My stepdad pretty much dropped everything in the US to come here and start working on this year’s cashew campaign. At 60 years old, I’d say it’s a pretty courageous thing to do because there is no guarantee how things will turn out. He told me he often can’t sleep at night because he is up thinking about how we are going to pull this cashew project off. Mamudo offered a solution to ease his worries.
|Village boys carving out gourds|
My step dad is not Muslim, but he wanted to see what Yaya had to offer. So off we went to Gabu, this time via public transportation.
On a bus in the US, an aisle is an aisle so people can move around. Here, aisles mean more space for more passengers. The autocaro, or our greyhound bus equivalent, was packed! People were stilling in the aisles, there were at least 7 people standing up next to the driver and we all still had to get on and off the bus to show our ID’s at the rest stops. As you might image, it was a very long process.
After 4 hours we arrived in Gabu to wait another 4 hours for another vehicle that would take us to the tabanka. This vehicle was bigger then a van but smaller then a small bus. It was probably one of the scariest rides of my life! The van was filled with 40 people and the top was loaded with personal belongings, bikes, and there was even a goat up there at one point.
|The Van we rode to get to the Village Seao Folbe|
The driver stopped along the road to left people off at different tabankas and eventually we arrived at our destination; sweaty, tired but in one piece. The tabanka we arrived in was made up of maybe 20 families, the neighboring tabankas being a 5/10 minute walk away. We were stayed at Mamudo’s Aunt’s house. Her husband had passed several years before but she lived with lots of Mamadu’s other family members.
Here is a rough summary of my week there:
Day 1: We walked one and a half hours to Yaya’s tabanka. He only speaks Fula, so Mamudu translated Fula to Creole for Ramos. Much to my disappointment I had to wait outside with Buba, Mamudu’s cousin and our guide, while they went into his room. I was told that Yaya would ask for my step-dads name and the name of his mother. He was going to pray that night and would have news for us in the morning. When I got back to Mamadu’s Aunts house I met the infamous Concoran. The Conoran deserves its own blog post but, to be brief, it is a spirit or a human in a trans?

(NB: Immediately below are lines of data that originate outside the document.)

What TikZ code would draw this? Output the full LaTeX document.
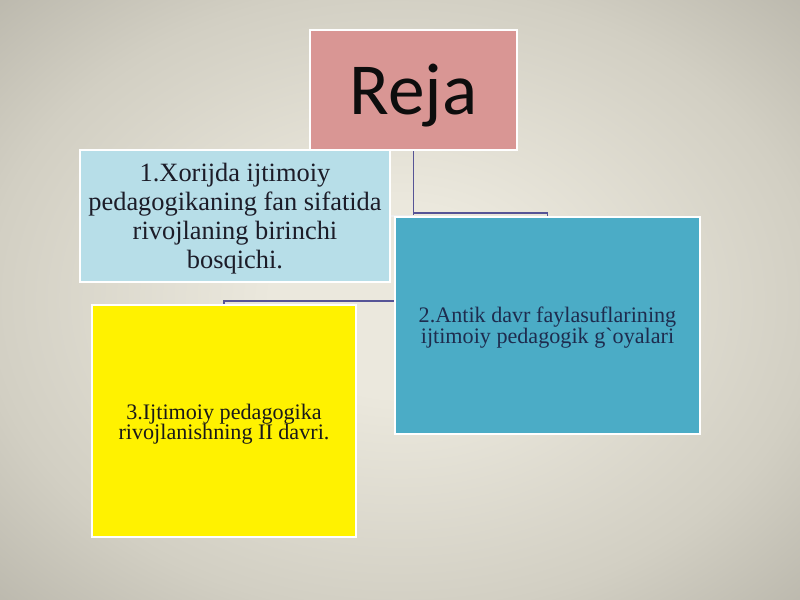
\documentclass[tikz,border=0pt]{standalone}
\usepackage{fontspec}
\setmainfont{Liberation Serif}
\newfontfamily\rejafont{Carlito}
\newfontfamily\rawserif[Ligatures=ResetAll]{Liberation Serif}
\usetikzlibrary{calc}

\definecolor{bgin}{RGB}{235,232,221}
\definecolor{bgmid}{RGB}{210,207,195}
\definecolor{bgout}{RGB}{178,175,164}
\definecolor{rejapink}{RGB}{217,150,148}
\definecolor{paleblue}{RGB}{183,222,232}
\definecolor{seablue}{RGB}{75,172,198}
\definecolor{wireblue}{RGB}{86,84,150}
\definecolor{inkdark}{RGB}{28,28,40}
\definecolor{inknavy}{RGB}{30,44,78}

\pgfdeclarelayer{bg}
\pgfdeclarelayer{wires}
\pgfsetlayers{bg,wires,main}
\pgfdeclareradialshading{slidebg}{\pgfpoint{0bp}{0bp}}{color(0bp)=(bgin); color(8bp)=(bgin); color(26bp)=(bgmid); color(40bp)=(bgout); color(50bp)=(bgout)}

\begin{document}
\begin{tikzpicture}[x=0.75pt,y=0.75pt,yscale=-1,xscale=1]
\tikzset{plan/.style={draw=white,line width=1.1pt,inner sep=0pt},
  plantext/.style={inner sep=0pt,align=center},
  wire/.style={draw=wireblue,line width=1.3pt}}
\useasboundingbox (0,0) rectangle (800,600);
\begin{pgfonlayer}{bg}
\shade[shading=slidebg] (0,0) rectangle (800,600);
\end{pgfonlayer}
% boxes
\node[plan,fill=rejapink,minimum width=155.25pt,minimum height=90pt] (reja) at (413.5,90) {};
\node[plan,fill=paleblue,minimum width=232.5pt,minimum height=99pt] (xorij) at (235,216) {};
\node[plan,fill=seablue,minimum width=228.75pt,minimum height=162.75pt] (antik) at (547.5,325.5) {};
\node[plan,fill=yellow,minimum width=198pt,minimum height=174pt] (davr) at (224,421) {};
% texts
\node[plantext,text=black!90!gray,font=\rejafont\fontsize{55}{60}\selectfont] (rejatext) at ($(reja.center)+(0,5.5)$) {Reja};
\node[plantext,text=inkdark,font=\fontsize{19.8}{21.75}\selectfont] (xorijtext) at ($(xorij.center)+(0,3)$) {1.Xorijda ijtimoiy\\pedagogikaning fan sifatida\\rivojlaning birinchi\\bosqichi.};
\node[plantext,text=inknavy,font=\fontsize{16.6}{15.3}\selectfont] (antiktext) at ($(antik.center)+(0,2)$) {2.Antik davr faylasuflarining\\ijtimoiy pedagogik g{\rawserif`}oyalari};
\node[plantext,text=black!90,font=\fontsize{16.6}{15.2}\selectfont] (davrtext) at ($(davr.center)+(0,3.2)$) {3.Ijtimoiy pedagogika\\rivojlanishning II davri.};
% connectors
\begin{pgfonlayer}{wires}
\draw[wire] (reja.south) -- ($(reja.south)+(0,150)$) -| (davr.north);
\draw[wire] ($(reja.south)+(0,62)$) -| (antik.north);
\draw[white!85!gray,line width=0.8pt] (xorij.east) -- (xorij.east -| reja.south);
\end{pgfonlayer}
\end{tikzpicture}
\end{document}
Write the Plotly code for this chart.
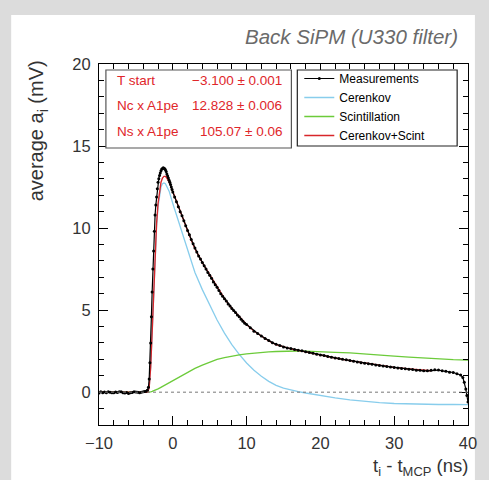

I’m not exactly sure what it is, but it is something not human that comes to the villages when young boys get circumcised.
I had not been in any way prepped for this. So when everyone was running away from this thing looking like a pile of carrot shreddings come to life, I, out of ignorance or amazement, but definitely out of confusion stood around and watched. Mamudo’s aunt had to come and grab me to tell me to get out of the way. Apparently the Concoran is a women beater, which is why all the women were running. For some reason in my mind I thought I was untouchable. Spirits can tell the difference between locals and foreigners too right?
|The Concuran and women drumming|
Day 2: We woke up early and made the same hour and a half walk to Yaya’s tabanka. This walk was a lot more quiet. We were all wondering what the ‘divine revelations’ would be.
He gave Ramos some really good news about how everything is going to turn out, so that was a great relief. But he also told Ramos he needs to be careful. Apparently Ramos has enemy’s who don’t want him to be successful, some of them being close friends and family members, and that he needs to learn to keep them at a distance.
|Ramos and Mamudu give bread to school children|
A quick note on the location: As much as it felt like the middle of nowhere, the international presence in this region was much greater then I would have thought. The Chinese came and put in a water pump, the Spanish had several red cross building, the Japanese had invested in building several schools and I herd that folks from Brazil come every year to help with the bolanhas, or community gardens. There was also a huge absence of men. Women and children could be found everywhere, but grown men were hit by the plague of emigration. They left make money and find better lives for their family. So in the villages it was women running the show.
|Mamudu's Aunt and neighbors pounding rice|
It was noon, so we paid for the bus that said it was leaving at 2 o’clock. 3:30 rolled around and we still hadn’t left. We were told the bus wasn’t going to leave because there weren’t enough passengers. So instead we paid for a car to drive us, which is 3 times as expensive, but it’s a much faster trip and guaranteed to leave Gabu that day. As we waited for more people to fill up the car we saw a sudden wave of people filling up the bus we just got off. The look on my stepdads face was priceless. He had just gotten his money back from the bus to pay for the car only to watch more people get on the bus. It was a game of claiming a seat on the vehicle that leaves first. Fortunately after about 30 minutes enough people filled the car so we could hit the road. As we were leaving we watched more people filling the bus. The driver of our told us it was better we took the car because the bus wouldn’t arrive in Bissau before midnight. It was just past 4 pm at this point.
|Women working on the community garden|
After a week of bucket showers outside in the open and sleeping next to people I didn’t know, I am more then happy to be back in Bissau taking bucket showers indoors and sleeping next to people I do know (I share a bed with Avo Alice).